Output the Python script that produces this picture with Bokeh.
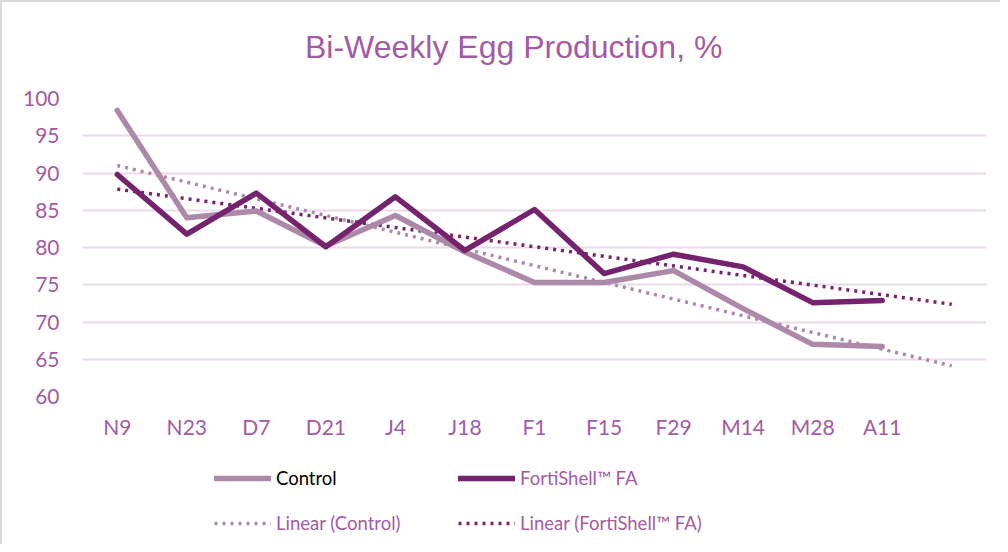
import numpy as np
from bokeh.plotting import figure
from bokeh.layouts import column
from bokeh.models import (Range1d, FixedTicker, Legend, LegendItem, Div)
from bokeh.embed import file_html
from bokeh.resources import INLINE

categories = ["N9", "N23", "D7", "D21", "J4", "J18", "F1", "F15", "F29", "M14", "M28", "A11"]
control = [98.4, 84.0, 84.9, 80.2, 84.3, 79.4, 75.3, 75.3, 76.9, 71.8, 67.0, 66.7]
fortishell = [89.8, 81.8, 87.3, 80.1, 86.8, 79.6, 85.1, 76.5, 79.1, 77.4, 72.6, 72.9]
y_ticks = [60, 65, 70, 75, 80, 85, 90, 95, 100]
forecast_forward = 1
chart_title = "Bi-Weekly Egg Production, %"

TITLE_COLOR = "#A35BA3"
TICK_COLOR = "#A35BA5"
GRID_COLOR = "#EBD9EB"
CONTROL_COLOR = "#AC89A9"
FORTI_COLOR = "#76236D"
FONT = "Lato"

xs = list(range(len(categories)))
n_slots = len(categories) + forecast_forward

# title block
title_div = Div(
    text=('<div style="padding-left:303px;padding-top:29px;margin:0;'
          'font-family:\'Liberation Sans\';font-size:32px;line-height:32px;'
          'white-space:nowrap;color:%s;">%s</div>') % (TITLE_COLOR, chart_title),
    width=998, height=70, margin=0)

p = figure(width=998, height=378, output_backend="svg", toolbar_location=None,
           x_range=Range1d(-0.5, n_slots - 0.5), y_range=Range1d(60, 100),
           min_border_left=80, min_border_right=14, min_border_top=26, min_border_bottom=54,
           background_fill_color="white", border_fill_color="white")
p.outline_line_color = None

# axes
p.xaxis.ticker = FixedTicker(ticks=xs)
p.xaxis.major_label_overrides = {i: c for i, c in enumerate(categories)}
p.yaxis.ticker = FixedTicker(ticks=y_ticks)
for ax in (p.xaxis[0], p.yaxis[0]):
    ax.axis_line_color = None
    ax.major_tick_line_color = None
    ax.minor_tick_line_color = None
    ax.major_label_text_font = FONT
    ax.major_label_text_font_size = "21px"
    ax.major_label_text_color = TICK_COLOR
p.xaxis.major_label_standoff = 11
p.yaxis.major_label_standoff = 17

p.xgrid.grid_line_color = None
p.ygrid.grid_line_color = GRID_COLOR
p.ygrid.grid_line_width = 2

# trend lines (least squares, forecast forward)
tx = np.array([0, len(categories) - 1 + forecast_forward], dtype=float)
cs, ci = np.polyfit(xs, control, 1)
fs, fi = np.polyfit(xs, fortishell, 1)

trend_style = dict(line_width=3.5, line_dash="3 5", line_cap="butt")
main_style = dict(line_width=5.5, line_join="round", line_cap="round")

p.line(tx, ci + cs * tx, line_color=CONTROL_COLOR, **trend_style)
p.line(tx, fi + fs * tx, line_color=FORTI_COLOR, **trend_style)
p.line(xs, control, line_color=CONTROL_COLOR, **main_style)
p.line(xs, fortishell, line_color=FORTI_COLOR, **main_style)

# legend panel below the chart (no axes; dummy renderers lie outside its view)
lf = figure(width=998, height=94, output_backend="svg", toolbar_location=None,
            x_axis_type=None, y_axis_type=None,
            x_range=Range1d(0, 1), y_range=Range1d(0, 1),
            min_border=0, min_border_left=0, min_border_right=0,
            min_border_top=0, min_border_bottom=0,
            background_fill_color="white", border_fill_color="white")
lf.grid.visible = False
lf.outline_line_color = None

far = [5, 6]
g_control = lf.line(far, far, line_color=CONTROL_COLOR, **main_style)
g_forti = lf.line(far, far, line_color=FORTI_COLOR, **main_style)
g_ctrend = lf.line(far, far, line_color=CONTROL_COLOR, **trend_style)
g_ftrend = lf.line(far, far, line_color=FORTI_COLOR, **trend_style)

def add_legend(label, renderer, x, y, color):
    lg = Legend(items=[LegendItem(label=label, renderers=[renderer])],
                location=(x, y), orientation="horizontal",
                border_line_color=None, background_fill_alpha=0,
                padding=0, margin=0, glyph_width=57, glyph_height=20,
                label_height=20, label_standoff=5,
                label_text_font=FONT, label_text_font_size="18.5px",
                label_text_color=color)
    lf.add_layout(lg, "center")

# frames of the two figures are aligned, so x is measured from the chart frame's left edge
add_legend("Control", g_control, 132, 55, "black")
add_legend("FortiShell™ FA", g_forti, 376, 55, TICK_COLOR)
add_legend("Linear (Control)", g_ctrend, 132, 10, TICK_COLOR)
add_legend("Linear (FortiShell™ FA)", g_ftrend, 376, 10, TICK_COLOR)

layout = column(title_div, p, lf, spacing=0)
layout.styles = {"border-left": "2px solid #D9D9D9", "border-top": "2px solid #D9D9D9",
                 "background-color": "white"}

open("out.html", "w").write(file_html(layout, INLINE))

****

* Exercise aim *
Repeat the material verbatim. Do not carry over any picture.

* Task result *
Output the Python script that produces this picture with Bokeh.
import numpy as np
from bokeh.plotting import figure
from bokeh.layouts import column
from bokeh.models import (Range1d, FixedTicker, Legend, LegendItem, Div)
from bokeh.embed import file_html
from bokeh.resources import INLINE

categories = ["N9", "N23", "D7", "D21", "J4", "J18", "F1", "F15", "F29", "M14", "M28", "A11"]
control = [98.4, 84.0, 84.9, 80.2, 84.3, 79.4, 75.3, 75.3, 76.9, 71.8, 67.0, 66.7]
fortishell = [89.8, 81.8, 87.3, 80.1, 86.8, 79.6, 85.1, 76.5, 79.1, 77.4, 72.6, 72.9]
y_ticks = [60, 65, 70, 75, 80, 85, 90, 95, 100]
forecast_forward = 1
chart_title = "Bi-Weekly Egg Production, %"

TITLE_COLOR = "#A35BA3"
TICK_COLOR = "#A35BA5"
GRID_COLOR = "#EBD9EB"
CONTROL_COLOR = "#AC89A9"
FORTI_COLOR = "#76236D"
FONT = "Lato"

xs = list(range(len(categories)))
n_slots = len(categories) + forecast_forward

# title block
title_div = Div(
    text=('<div style="padding-left:303px;padding-top:29px;margin:0;'
          'font-family:\'Liberation Sans\';font-size:32px;line-height:32px;'
          'white-space:nowrap;color:%s;">%s</div>') % (TITLE_COLOR, chart_title),
    width=998, height=70, margin=0)

p = figure(width=998, height=378, output_backend="svg", toolbar_location=None,
           x_range=Range1d(-0.5, n_slots - 0.5), y_range=Range1d(60, 100),
           min_border_left=80, min_border_right=14, min_border_top=26, min_border_bottom=54,
           background_fill_color="white", border_fill_color="white")
p.outline_line_color = None

# axes
p.xaxis.ticker = FixedTicker(ticks=xs)
p.xaxis.major_label_overrides = {i: c for i, c in enumerate(categories)}
p.yaxis.ticker = FixedTicker(ticks=y_ticks)
for ax in (p.xaxis[0], p.yaxis[0]):
    ax.axis_line_color = None
    ax.major_tick_line_color = None
    ax.minor_tick_line_color = None
    ax.major_label_text_font = FONT
    ax.major_label_text_font_size = "21px"
    ax.major_label_text_color = TICK_COLOR
p.xaxis.major_label_standoff = 11
p.yaxis.major_label_standoff = 17

p.xgrid.grid_line_color = None
p.ygrid.grid_line_color = GRID_COLOR
p.ygrid.grid_line_width = 2

# trend lines (least squares, forecast forward)
tx = np.array([0, len(categories) - 1 + forecast_forward], dtype=float)
cs, ci = np.polyfit(xs, control, 1)
fs, fi = np.polyfit(xs, fortishell, 1)

trend_style = dict(line_width=3.5, line_dash="3 5", line_cap="butt")
main_style = dict(line_width=5.5, line_join="round", line_cap="round")

p.line(tx, ci + cs * tx, line_color=CONTROL_COLOR, **trend_style)
p.line(tx, fi + fs * tx, line_color=FORTI_COLOR, **trend_style)
p.line(xs, control, line_color=CONTROL_COLOR, **main_style)
p.line(xs, fortishell, line_color=FORTI_COLOR, **main_style)

# legend panel below the chart (no axes; dummy renderers lie outside its view)
lf = figure(width=998, height=94, output_backend="svg", toolbar_location=None,
            x_axis_type=None, y_axis_type=None,
            x_range=Range1d(0, 1), y_range=Range1d(0, 1),
            min_border=0, min_border_left=0, min_border_right=0,
            min_border_top=0, min_border_bottom=0,
            background_fill_color="white", border_fill_color="white")
lf.grid.visible = False
lf.outline_line_color = None

far = [5, 6]
g_control = lf.line(far, far, line_color=CONTROL_COLOR, **main_style)
g_forti = lf.line(far, far, line_color=FORTI_COLOR, **main_style)
g_ctrend = lf.line(far, far, line_color=CONTROL_COLOR, **trend_style)
g_ftrend = lf.line(far, far, line_color=FORTI_COLOR, **trend_style)

def add_legend(label, renderer, x, y, color):
    lg = Legend(items=[LegendItem(label=label, renderers=[renderer])],
                location=(x, y), orientation="horizontal",
                border_line_color=None, background_fill_alpha=0,
                padding=0, margin=0, glyph_width=57, glyph_height=20,
                label_height=20, label_standoff=5,
                label_text_font=FONT, label_text_font_size="18.5px",
                label_text_color=color)
    lf.add_layout(lg, "center")

# frames of the two figures are aligned, so x is measured from the chart frame's left edge
add_legend("Control", g_control, 132, 55, "black")
add_legend("FortiShell™ FA", g_forti, 376, 55, TICK_COLOR)
add_legend("Linear (Control)", g_ctrend, 132, 10, TICK_COLOR)
add_legend("Linear (FortiShell™ FA)", g_ftrend, 376, 10, TICK_COLOR)

layout = column(title_div, p, lf, spacing=0)
layout.styles = {"border-left": "2px solid #D9D9D9", "border-top": "2px solid #D9D9D9",
                 "background-color": "white"}

open("out.html", "w").write(file_html(layout, INLINE))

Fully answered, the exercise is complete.